▸ The task: In the material below, please retype the lines from the very first through the one with "import * as", exactly and without pictures.

▸ Recorded data:
====

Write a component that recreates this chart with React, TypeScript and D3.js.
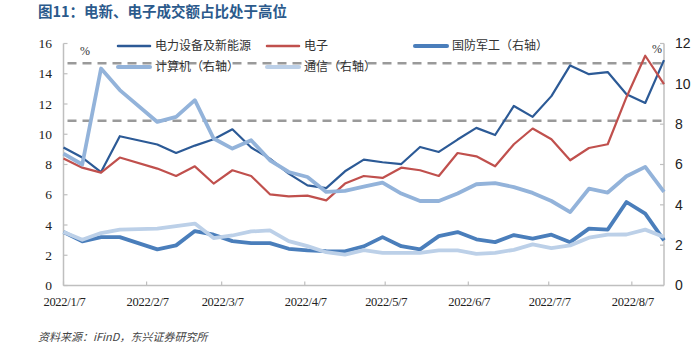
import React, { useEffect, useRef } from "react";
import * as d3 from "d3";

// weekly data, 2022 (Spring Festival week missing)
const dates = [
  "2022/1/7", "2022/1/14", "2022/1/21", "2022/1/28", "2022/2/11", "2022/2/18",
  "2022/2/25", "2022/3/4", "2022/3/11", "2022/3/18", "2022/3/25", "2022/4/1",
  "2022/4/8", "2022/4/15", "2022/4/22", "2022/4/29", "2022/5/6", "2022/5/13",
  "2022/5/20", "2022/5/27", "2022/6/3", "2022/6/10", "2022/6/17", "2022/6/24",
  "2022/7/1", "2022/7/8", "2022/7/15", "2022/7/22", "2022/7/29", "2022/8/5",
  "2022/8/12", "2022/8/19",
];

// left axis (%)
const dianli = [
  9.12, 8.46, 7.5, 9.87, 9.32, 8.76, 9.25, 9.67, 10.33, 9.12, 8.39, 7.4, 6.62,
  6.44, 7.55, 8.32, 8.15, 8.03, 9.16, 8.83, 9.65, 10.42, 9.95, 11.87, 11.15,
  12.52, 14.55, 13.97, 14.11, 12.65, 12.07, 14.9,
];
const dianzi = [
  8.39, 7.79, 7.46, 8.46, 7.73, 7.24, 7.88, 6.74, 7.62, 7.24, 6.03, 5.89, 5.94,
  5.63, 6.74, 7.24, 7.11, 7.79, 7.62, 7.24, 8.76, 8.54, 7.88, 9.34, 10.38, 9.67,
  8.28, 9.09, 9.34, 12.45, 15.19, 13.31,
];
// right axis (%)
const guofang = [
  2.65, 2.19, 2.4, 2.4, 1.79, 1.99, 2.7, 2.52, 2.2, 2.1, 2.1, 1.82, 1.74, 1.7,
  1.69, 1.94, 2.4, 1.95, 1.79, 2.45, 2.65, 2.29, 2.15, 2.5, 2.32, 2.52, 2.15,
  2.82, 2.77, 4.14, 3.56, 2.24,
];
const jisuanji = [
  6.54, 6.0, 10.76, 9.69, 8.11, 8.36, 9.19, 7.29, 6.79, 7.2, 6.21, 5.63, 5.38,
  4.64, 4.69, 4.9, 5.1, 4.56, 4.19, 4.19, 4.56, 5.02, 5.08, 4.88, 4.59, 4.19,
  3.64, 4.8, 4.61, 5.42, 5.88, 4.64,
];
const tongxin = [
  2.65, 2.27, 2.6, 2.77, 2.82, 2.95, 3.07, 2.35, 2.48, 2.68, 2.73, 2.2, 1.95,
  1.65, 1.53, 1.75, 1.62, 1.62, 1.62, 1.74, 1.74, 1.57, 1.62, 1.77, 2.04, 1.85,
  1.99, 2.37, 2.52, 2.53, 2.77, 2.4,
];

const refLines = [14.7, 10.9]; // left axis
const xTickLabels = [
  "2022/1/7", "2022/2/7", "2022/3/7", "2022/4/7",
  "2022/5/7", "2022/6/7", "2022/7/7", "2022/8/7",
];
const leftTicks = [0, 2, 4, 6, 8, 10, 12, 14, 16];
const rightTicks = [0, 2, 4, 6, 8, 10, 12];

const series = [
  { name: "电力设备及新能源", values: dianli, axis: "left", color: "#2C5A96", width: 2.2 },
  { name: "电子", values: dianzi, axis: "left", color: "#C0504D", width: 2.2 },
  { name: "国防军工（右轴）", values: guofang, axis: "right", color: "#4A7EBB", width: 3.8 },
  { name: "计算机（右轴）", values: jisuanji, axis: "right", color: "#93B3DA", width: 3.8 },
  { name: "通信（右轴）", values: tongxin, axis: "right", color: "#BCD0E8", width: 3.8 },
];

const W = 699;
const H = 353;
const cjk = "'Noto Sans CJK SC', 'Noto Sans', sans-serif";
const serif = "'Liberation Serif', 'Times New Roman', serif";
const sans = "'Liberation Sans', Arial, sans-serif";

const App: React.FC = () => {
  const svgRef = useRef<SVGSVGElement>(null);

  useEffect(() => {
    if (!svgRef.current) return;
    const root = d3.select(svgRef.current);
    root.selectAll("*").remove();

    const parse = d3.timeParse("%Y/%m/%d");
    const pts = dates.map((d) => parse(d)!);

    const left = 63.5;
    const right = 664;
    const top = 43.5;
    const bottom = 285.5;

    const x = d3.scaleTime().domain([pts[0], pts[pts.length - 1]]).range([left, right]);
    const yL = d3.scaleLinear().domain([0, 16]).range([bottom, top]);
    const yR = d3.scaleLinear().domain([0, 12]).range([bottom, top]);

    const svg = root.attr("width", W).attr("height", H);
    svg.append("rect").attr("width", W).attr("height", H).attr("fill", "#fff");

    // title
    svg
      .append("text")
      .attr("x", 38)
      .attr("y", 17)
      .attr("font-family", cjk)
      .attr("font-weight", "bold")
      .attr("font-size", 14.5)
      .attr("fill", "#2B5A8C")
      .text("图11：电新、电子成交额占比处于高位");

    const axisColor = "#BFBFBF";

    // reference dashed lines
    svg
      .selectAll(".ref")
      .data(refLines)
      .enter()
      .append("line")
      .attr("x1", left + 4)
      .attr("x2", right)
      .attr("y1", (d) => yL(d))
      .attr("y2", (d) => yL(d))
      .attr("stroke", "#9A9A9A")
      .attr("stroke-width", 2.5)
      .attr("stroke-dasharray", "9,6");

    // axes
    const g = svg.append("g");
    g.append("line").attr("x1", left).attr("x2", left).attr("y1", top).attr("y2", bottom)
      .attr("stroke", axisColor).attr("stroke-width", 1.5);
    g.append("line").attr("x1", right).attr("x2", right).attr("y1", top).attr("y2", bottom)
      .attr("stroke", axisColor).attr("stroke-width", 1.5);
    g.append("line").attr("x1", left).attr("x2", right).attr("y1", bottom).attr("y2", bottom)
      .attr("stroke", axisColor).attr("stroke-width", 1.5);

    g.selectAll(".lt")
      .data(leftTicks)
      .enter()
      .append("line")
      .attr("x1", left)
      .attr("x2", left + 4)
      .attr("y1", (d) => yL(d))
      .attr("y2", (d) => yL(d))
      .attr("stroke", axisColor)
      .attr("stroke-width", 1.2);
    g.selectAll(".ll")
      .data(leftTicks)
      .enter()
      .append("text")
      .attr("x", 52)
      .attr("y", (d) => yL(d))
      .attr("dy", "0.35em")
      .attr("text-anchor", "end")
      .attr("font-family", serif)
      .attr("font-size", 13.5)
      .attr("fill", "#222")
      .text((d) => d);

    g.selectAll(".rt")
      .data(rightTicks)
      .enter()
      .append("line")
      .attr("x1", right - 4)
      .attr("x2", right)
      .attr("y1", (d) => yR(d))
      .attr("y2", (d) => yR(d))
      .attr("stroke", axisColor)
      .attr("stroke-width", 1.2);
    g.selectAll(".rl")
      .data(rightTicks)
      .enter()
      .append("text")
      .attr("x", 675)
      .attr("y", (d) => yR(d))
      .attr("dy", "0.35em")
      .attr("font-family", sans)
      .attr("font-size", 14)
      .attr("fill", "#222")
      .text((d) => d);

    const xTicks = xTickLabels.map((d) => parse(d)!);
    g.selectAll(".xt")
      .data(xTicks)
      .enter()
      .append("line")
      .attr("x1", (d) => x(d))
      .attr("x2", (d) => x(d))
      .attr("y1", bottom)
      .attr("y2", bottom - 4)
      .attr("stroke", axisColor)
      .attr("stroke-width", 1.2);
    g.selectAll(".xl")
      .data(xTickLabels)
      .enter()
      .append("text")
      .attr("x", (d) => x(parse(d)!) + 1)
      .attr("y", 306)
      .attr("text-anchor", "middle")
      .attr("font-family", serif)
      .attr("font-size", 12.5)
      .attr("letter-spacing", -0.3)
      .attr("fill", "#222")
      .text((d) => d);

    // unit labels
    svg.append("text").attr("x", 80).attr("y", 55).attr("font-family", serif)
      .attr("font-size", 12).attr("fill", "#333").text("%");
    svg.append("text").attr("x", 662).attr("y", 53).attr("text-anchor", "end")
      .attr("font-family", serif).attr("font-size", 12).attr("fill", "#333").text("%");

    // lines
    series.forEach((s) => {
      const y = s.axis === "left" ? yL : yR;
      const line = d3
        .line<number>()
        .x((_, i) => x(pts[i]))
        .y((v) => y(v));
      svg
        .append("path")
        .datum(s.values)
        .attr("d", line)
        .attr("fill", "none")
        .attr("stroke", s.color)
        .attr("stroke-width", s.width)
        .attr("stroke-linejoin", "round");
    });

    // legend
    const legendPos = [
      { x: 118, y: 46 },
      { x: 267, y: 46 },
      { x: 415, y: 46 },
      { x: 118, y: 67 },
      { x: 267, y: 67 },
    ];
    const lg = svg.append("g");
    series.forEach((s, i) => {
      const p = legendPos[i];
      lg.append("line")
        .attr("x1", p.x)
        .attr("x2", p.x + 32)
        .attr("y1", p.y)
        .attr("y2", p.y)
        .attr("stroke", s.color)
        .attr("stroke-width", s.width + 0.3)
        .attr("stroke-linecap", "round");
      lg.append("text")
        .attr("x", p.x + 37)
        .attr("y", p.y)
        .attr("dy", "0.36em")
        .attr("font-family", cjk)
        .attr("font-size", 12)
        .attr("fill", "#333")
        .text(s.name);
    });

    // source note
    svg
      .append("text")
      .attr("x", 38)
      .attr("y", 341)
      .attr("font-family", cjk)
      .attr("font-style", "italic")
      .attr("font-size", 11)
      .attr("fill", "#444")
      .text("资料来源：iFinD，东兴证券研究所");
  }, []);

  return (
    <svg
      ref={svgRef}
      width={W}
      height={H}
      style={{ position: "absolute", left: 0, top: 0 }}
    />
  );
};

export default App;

====

▸ Task response:
Write a component that recreates this chart with React, TypeScript and D3.js.
import React, { useEffect, useRef } from "react";
import * as d3 from "d3";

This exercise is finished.